With default parameters (without hyperparameter tuning), Random Forest(RF) gives me a better result than that of GBT classifier or Logistic Regression. It is also insensitive to imbalances. Hence, I will tune RF classifier. 

### 5.4 Hyperparameter tuning
#### Feature Importances


In [66]:
rf_feature_imp = pd.DataFrame({"feature":feature_columns,"importance" : rf_fit_model.bestModel.stages[2].featureImportances})
rf_feature_imp.sort_values(by = "importance",ascending = False).reset_index(drop=True)

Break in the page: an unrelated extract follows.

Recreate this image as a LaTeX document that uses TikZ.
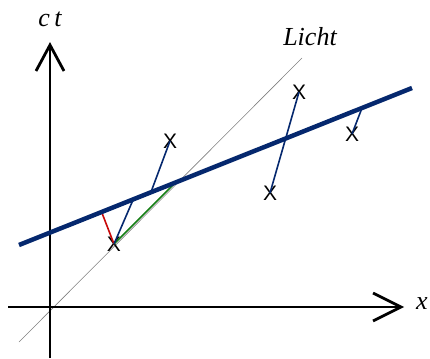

Unnamed: 0,feature,importance
0,last_recent,0.231291
1,registered_days,0.141142
2,Thumbs Down,0.095226
3,avg_gap_time_days,0.064758
4,NextSong,0.050056
5,Downgrade,0.044395
6,count(DISTINCT sessionId),0.036943
7,avg_daily_items,0.032534
8,Thumbs Up,0.028834
9,Save Settings,0.026667


In [67]:
classifier = RandomForestClassifier(featuresCol="scaled_features", labelCol="churn")

In [73]:
param_grid = ParamGridBuilder() \
    .addGrid(classifier.maxDepth,[10,20]) \
    .addGrid(classifier.numTrees, [20, 70]) \
    .build()

model_tuned = build_model(classifier, param_grid)

In [74]:
%%time
fit_model_tuned = model_tuned.fit(train)

CPU times: user 12.6 s, sys: 3.54 s, total: 16.1 s
Wall time: 33min 21s


In [75]:
best_model = fit_model_tuned.bestModel

In [76]:
best_model_pred = best_model.transform(test)

In [77]:
best_f1_score = evaluator.evaluate(best_model_pred, {evaluator.metricName: "f1"})
print("f1: {}".format(best_f1_score))

f1: 0.8738283365503451


# 6.0 Final Steps
Clean up your code, adding comments and renaming variables to make the code easier to read and maintain. Refer to the Spark Project Overview page and Data Scientist Capstone Project Rubric to make sure you are including all components of the capstone project and meet all expectations. Remember, this includes thorough documentation in a README file in a Github repository, as well as a web app or blog post.